═════ Data shown
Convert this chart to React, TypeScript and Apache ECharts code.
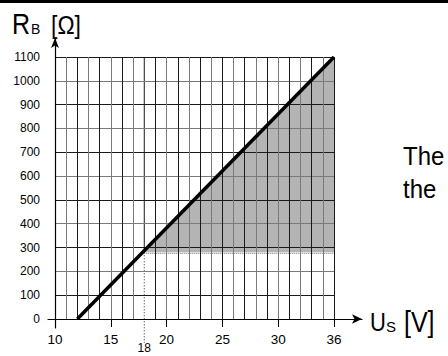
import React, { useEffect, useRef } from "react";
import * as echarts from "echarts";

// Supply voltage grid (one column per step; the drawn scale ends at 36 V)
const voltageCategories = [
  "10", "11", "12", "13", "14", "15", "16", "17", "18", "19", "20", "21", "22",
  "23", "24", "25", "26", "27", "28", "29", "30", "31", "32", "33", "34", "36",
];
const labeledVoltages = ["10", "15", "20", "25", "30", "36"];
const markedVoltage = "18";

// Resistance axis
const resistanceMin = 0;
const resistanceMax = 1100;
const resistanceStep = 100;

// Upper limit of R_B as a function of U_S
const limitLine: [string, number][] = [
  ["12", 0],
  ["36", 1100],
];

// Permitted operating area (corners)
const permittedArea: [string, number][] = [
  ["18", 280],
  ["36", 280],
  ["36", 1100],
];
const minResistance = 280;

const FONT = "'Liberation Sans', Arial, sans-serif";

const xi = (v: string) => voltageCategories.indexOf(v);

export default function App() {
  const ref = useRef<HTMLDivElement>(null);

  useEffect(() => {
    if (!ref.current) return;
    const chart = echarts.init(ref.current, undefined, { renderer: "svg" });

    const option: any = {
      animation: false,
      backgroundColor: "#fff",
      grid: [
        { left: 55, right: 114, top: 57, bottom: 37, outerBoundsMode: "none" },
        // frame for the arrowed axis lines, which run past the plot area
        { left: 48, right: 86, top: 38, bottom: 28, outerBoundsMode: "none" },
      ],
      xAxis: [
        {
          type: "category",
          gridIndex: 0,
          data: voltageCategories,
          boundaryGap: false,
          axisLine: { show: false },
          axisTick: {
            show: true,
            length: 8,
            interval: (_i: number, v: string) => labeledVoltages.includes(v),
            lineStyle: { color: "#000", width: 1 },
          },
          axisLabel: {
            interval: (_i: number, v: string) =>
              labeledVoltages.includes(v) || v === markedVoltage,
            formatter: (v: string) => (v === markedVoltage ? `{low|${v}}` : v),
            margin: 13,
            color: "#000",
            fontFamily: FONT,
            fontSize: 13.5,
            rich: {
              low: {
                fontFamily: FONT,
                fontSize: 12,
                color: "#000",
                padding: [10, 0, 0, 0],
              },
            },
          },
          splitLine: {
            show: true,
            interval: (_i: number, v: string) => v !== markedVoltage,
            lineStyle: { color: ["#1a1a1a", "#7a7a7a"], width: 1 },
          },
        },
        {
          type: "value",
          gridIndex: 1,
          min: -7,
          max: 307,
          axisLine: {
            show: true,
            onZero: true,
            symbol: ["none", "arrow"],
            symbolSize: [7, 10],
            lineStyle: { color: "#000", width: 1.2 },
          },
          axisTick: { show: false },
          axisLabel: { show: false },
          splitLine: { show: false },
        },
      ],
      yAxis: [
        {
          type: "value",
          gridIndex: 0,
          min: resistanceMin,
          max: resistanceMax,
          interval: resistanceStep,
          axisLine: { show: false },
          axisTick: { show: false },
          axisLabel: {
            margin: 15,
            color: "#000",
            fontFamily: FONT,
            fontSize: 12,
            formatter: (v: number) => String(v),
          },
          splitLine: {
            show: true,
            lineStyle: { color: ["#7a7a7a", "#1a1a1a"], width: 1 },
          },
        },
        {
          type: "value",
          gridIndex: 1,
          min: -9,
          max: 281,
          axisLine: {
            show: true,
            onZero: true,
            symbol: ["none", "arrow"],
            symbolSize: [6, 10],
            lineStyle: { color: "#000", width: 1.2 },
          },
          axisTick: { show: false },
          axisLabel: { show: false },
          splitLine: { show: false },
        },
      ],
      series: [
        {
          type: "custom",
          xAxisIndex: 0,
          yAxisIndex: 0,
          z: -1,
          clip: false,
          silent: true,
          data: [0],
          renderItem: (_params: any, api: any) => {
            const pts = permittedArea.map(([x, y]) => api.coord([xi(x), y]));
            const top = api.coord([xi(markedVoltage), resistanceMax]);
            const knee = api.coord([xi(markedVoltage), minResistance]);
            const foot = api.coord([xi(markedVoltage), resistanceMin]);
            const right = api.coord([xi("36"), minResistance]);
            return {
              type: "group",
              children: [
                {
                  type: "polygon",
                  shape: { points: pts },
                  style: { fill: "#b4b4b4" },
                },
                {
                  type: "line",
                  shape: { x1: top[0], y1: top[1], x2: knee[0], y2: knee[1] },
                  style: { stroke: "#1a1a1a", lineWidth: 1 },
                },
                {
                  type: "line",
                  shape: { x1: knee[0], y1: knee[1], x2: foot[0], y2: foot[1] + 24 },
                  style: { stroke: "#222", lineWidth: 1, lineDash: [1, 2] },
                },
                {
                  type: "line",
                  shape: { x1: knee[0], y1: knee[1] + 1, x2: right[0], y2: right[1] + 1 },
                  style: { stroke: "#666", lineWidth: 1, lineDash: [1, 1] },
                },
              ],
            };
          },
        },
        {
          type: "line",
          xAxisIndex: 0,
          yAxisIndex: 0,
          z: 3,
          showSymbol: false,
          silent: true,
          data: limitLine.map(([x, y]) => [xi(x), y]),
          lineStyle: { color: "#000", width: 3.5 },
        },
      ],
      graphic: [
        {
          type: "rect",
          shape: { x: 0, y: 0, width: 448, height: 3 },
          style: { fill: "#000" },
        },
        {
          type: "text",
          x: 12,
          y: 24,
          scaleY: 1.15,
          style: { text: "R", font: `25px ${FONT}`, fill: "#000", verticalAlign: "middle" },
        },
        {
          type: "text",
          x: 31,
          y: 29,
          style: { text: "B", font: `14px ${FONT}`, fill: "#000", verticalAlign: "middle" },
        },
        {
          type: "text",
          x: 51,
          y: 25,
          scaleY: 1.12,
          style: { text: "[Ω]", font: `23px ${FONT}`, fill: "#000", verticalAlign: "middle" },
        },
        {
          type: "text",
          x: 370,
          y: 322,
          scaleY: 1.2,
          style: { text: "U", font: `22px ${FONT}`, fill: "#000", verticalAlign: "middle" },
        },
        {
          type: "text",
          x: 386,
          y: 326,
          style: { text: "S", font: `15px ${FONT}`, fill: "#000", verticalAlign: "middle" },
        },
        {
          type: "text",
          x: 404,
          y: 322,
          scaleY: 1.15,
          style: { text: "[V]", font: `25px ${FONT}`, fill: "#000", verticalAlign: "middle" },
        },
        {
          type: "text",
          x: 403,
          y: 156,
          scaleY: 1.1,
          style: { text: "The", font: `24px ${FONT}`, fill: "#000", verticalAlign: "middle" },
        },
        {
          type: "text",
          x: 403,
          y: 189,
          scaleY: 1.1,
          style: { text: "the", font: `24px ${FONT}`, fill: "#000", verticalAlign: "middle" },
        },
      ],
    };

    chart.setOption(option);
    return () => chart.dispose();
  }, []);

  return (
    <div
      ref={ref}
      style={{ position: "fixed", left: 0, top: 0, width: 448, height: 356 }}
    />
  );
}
══════════
* What to work on
Write out an exact copy of the listing, first line through the line containing "const ref = useRef<HTMLDivElement>(null);", with the pictures left out.

* Result
Convert this chart to React, TypeScript and Apache ECharts code.
import React, { useEffect, useRef } from "react";
import * as echarts from "echarts";

// Supply voltage grid (one column per step; the drawn scale ends at 36 V)
const voltageCategories = [
  "10", "11", "12", "13", "14", "15", "16", "17", "18", "19", "20", "21", "22",
  "23", "24", "25", "26", "27", "28", "29", "30", "31", "32", "33", "34", "36",
];
const labeledVoltages = ["10", "15", "20", "25", "30", "36"];
const markedVoltage = "18";

// Resistance axis
const resistanceMin = 0;
const resistanceMax = 1100;
const resistanceStep = 100;

// Upper limit of R_B as a function of U_S
const limitLine: [string, number][] = [
  ["12", 0],
  ["36", 1100],
];

// Permitted operating area (corners)
const permittedArea: [string, number][] = [
  ["18", 280],
  ["36", 280],
  ["36", 1100],
];
const minResistance = 280;

const FONT = "'Liberation Sans', Arial, sans-serif";

const xi = (v: string) => voltageCategories.indexOf(v);

export default function App() {
  const ref = useRef<HTMLDivElement>(null);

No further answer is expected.